Naked Tahitian Beauty
Posted by Richard Conniff on August 11, 2013
In the West, we’ve always thought of Tahiti as a hot spot, populated by bronzed beauties. And now it turns out to be true, though maybe not in the way you were thinking. Here’s the news, from ScienceDaily:
Picturesque Tahiti may be the hottest spot for evolution on the planet. A recent biological survey of tiny predatory beetles has found that over 100 closely related species evolved on the island in about 1.5 million years. Given Tahiti’s small area, slightly more than 1000 square kilometers, this adaptive radiation is the geographically densest species assemblage in the world.
The predatory beetles range in size from 3-8 mm long, and have evolutionarily lost their flight wings, making them homebodies living in small patches of mountain forest.

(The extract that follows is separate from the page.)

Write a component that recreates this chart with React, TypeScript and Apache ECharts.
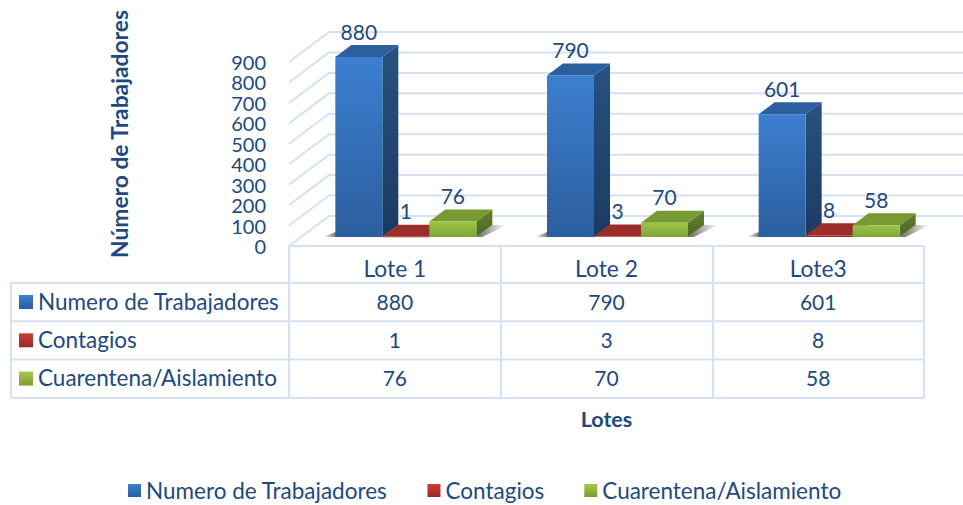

“It is exhilarating working with such a fauna, says James Liebherr of Cornell University, author of a new report in the journal Zookeys, “because every new locality or ecological situation has the high probability of supporting a species nobody has seen before.”
These beetles have diversified by speciating as fast as any animals worldwide, with each species estimated to last only 300,000 years before splitting into daughter species. Tahiti’s geological history has much to do with this evolutionary rate, as these beetles prefer to live in rain forests on high mountains. Their mountain territitories tend to become isolated through the same extensive erosion that has produced the broad, low-elevation river valleys so characteristic of the island. Yet some closely related species live on the same mountain ridge, just at different elevations or in different types of habitat.

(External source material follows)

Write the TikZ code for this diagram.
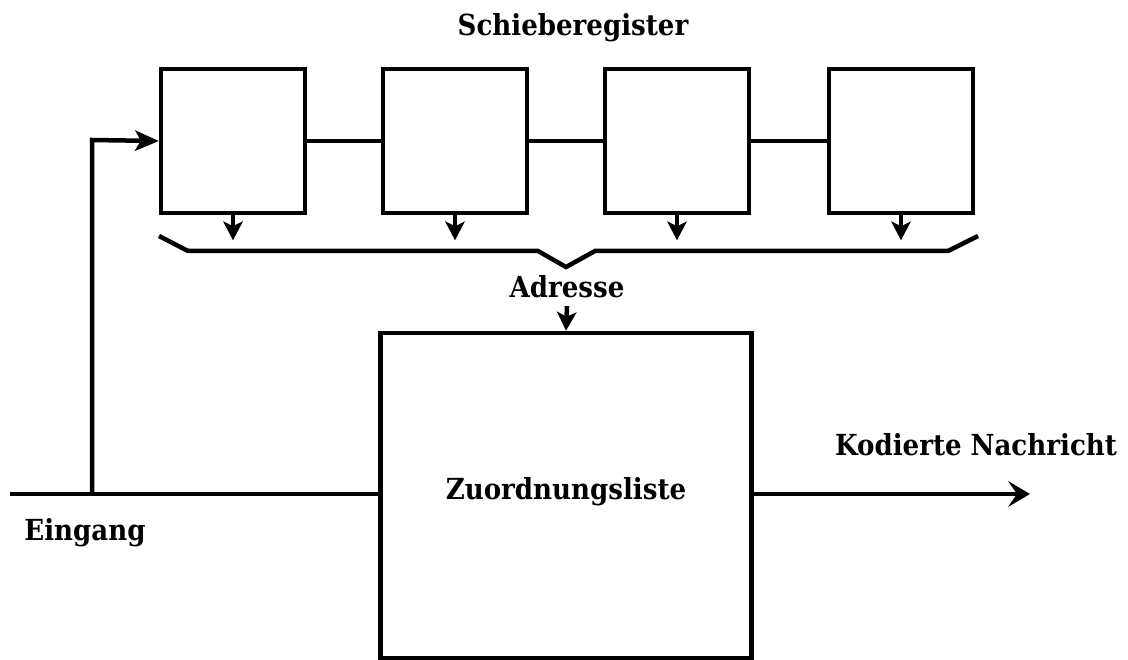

This level of specialization is what characterizes an adaptive radiation, where species exist within narrow ecological or geographic boundaries that mainland species would simply ignore or fly over.
Yet this exuberant evolution may face a dark future, as invasive species from the mainland threaten the highly specialized island species. Predatory ants, such as the little fire ant, have invaded Tahiti, and have been recorded from some localities where native beetle species were collected by French entomologists in the 1970s.
“Now that the 101 species of small predatory beetles currently known from Tahiti can be identified, field sampling can be used to evaluate their conservation status relative to alien threats,” says Liebherr.
Finally, Liebherr offers one piece of travel advice that I have always endeavored to follow: Go, my son, but go pest-free. No, seriously:
“Everybody who makes landfall on Tahiti, either by air or sea, should endeavor to disembark pest free so as to protect the many denizens of the mountain forests who make the native ecosystems work.”